You don't need the div
instruction to divide by 16, just shift by 4 bits, or AND with 0x0f. Hex is special because the base is a power of 2. (Unlike splitting numbers into decimal digits, where you do need division by 10.)
Never use div
where the divisor is known to be a power of 2, especially not an assemble-time constant.
The "clever" way to do this would be to do a word load to get both values, then rotate that word so the 2
(low nibble of A) and 3
(high nibble of B) are in the same byte. Swap them with a 4-bit rotate of that byte, then word rotate the opposite direction from the first to put nibbles back where they were, with the swap still done.
; A and B are known to be adjacent, so a 2-byte load from A gets B:A in AH:AL = AX
mov ax, word ptr [A] ; Z Y X W in MSB-first notation, AH then AL
;; In your case: 3 4 1 2 (Z and W are the 4-bit chunks we want to swap)
rol ax, 4 ; Y X W Z (rotate the extreme nibbles to share one byte)
rol al, 4 ; Y X Z W (swap halves of AL)
ror ax, 4 ; W Y X Z (undo the first rotate)
;; In your case: 2 4 1 3
mov word ptr [A], ax ; and store back to memory
If we'd started with ror ax, 4
(or rol ax, 12
), we could have used rol ah,4
because the pair we want to swap would be together in AH instead of AL. Swapping 4-bit halves of a register can be done with ROR or ROL, it doesn't matter.
If you're programming for original 8086 (without 186 features like immediate shift counts), put 4
in CL and use ror ax, cl
or whatever.
We could have done this with 3 memory-destination rotates, but that would suck for efficiency compared to using a register.
If we'd needed to swap Y and W for example, you'd need an extra rotate step because no word rotate can bring them together into the same byte. And a different approach might be better, like a bithack using xor to swap only the high 4 bits between AH and AL (kind of like an xor-swap, but masking tmp values), before a word store of AX.

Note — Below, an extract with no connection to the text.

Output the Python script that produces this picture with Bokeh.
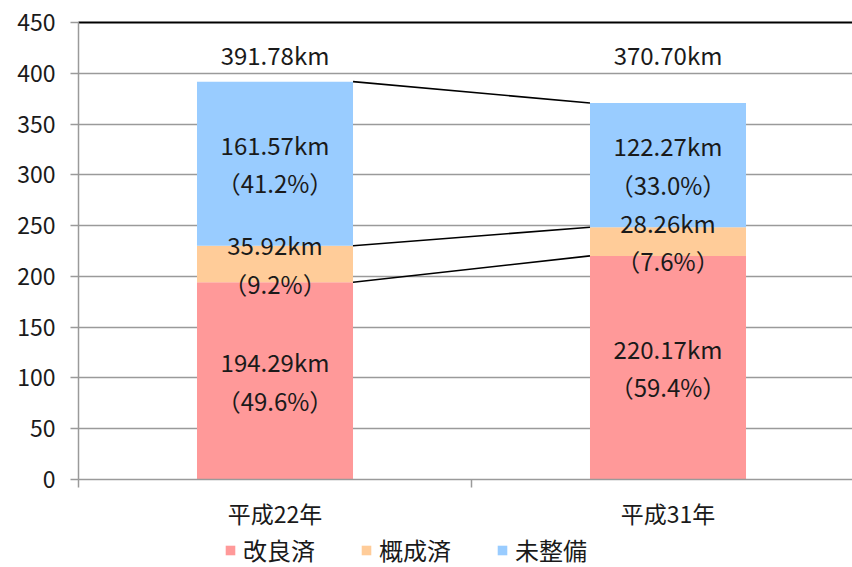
from bokeh.plotting import figure
from bokeh.layouts import column
from bokeh.models import Range1d, FixedTicker, Legend, LegendItem, LinearAxis, ColumnDataSource
from bokeh.core.properties import value
from bokeh.embed import file_html
from bokeh.resources import INLINE

# ---- data ----
years = ["平成22年", "平成31年"]
series = ["改良済", "概成済", "未整備"]
kairyo = [194.29, 220.17]
gaisei = [35.92, 28.26]
miseibi = [161.57, 122.27]
totals = [391.78, 370.70]
pct_kairyo = [49.6, 59.4]
pct_gaisei = [9.2, 7.6]
pct_miseibi = [41.2, 33.0]
y_ticks = [0, 50, 100, 150, 200, 250, 300, 350, 400, 450]

# ---- style ----
colors = ["#FF9999", "#FFCC99", "#99CCFF"]
FONT = "Noto Sans CJK JP"
TXT = "#1a1a1a"
GRID = "#9a9a9a"
bar_w = 0.397
x_pos = [0.5, 1.5]
total_label_y = 418

src = ColumnDataSource(dict(x=x_pos, 改良済=kairyo, 概成済=gaisei, 未整備=miseibi))

p = figure(width=852, height=532, x_range=Range1d(0, 774 / 393), y_range=Range1d(0, 450),
           output_backend="svg", toolbar_location=None,
           min_border_left=78, min_border_right=0, min_border_top=22, min_border_bottom=52)
p.outline_line_color = None
p.xgrid.visible = False
p.ygrid.ticker = FixedTicker(ticks=y_ticks)
p.ygrid.grid_line_color = GRID
p.ygrid.grid_line_width = 1.5

p.vbar_stack(series, x="x", width=bar_w, source=src, color=colors, line_color=None)

# connector lines between the bars
cum1 = [kairyo[0], kairyo[0] + gaisei[0], kairyo[0] + gaisei[0] + miseibi[0]]
cum2 = [kairyo[1], kairyo[1] + gaisei[1], kairyo[1] + gaisei[1] + miseibi[1]]
p.segment(x0=[x_pos[0] + bar_w / 2] * 3, y0=cum1, x1=[x_pos[1] - bar_w / 2] * 3, y1=cum2,
          line_color="black", line_width=1.6)

# segment labels
lx, ly, lt = [], [], []
for i in range(2):
    base = 0
    for v, pc in ((kairyo[i], pct_kairyo[i]), (gaisei[i], pct_gaisei[i]), (miseibi[i], pct_miseibi[i])):
        lx.append(x_pos[i])
        ly.append(base + v / 2)
        lt.append(f"{v:.2f}km\n（{pc:.1f}%）")
        base += v
p.text(x=lx, y=ly, text=lt, text_align="center", text_baseline="middle",
       text_font=value(FONT), text_font_size="24px", text_color=TXT, text_line_height=1.1)

# totals
p.text(x=x_pos, y=[total_label_y] * 2, text=[f"{t:.2f}km" for t in totals],
       text_align="center", text_baseline="middle",
       text_font=value(FONT), text_font_size="24px", text_color=TXT)

# y axis
ya = p.left[0]
ya.ticker = FixedTicker(ticks=y_ticks)
ya.axis_line_color = GRID
ya.axis_line_width = 1.5
ya.major_tick_line_color = GRID
ya.major_tick_line_width = 1.5
ya.major_tick_out = 8
ya.major_tick_in = 0
ya.minor_tick_line_color = None
ya.major_label_standoff = 15
ya.major_label_text_font = FONT
ya.major_label_text_font_size = "23px"
ya.major_label_text_color = TXT

# x axis
xa = p.below[0]
xa.ticker = FixedTicker(ticks=x_pos, minor_ticks=[0, 1, 2])
xa.major_label_overrides = {x_pos[0]: years[0], x_pos[1]: years[1]}
xa.major_tick_line_color = None
xa.major_tick_out = 0
xa.major_tick_in = 0
xa.minor_tick_line_color = GRID
xa.minor_tick_line_width = 1.5
xa.minor_tick_out = 8
xa.minor_tick_in = 0
xa.axis_line_color = GRID
xa.axis_line_width = 1.5
xa.major_label_standoff = 8
xa.major_label_text_font = FONT
xa.major_label_text_font_size = "23px"
xa.major_label_text_color = TXT

# black top border
top = LinearAxis(axis_line_color="black", axis_line_width=2, major_tick_line_color=None,
                 minor_tick_line_color=None, major_label_text_font_size="0px",
                 ticker=FixedTicker(ticks=[]))
p.add_layout(top, "above")

# legend in its own strip below the chart
lg = figure(width=852, height=35, x_range=Range1d(0, 1), y_range=Range1d(0, 1),
            output_backend="svg", toolbar_location=None,
            min_border_left=0, min_border_right=0, min_border_top=0, min_border_bottom=0)
lg.axis.visible = False
lg.grid.visible = False
lg.outline_line_color = None
lrs = [lg.vbar(x=[-5], top=[0], width=0.1, color=c, line_color=None) for c in colors]
legend = Legend(items=[LegendItem(label=s, renderers=[r]) for s, r in zip(series, lrs)],
                orientation="horizontal", location=(146, 0),
                glyph_width=12, glyph_height=12, label_standoff=7, spacing=45,
                label_text_font=FONT, label_text_font_size="24px", label_text_color=TXT,
                border_line_color=None, background_fill_alpha=0, padding=0, margin=0)
lg.add_layout(legend, "center")

open("out.html", "w").write(file_html(column(p, lg, spacing=0), INLINE))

The "non-clever" way would be more complicated, basically doing bit-field extract / insert with shr
and/or and al, 0x0f
to extract, and or
to insert (after clearing the destination bits with and
).
If you understand rotates, and x86 endianness, the "clever" way is short enough that it's easy to understand and verify. But if not, shr
, shl
, and
, and or
are going to be your building blocks for.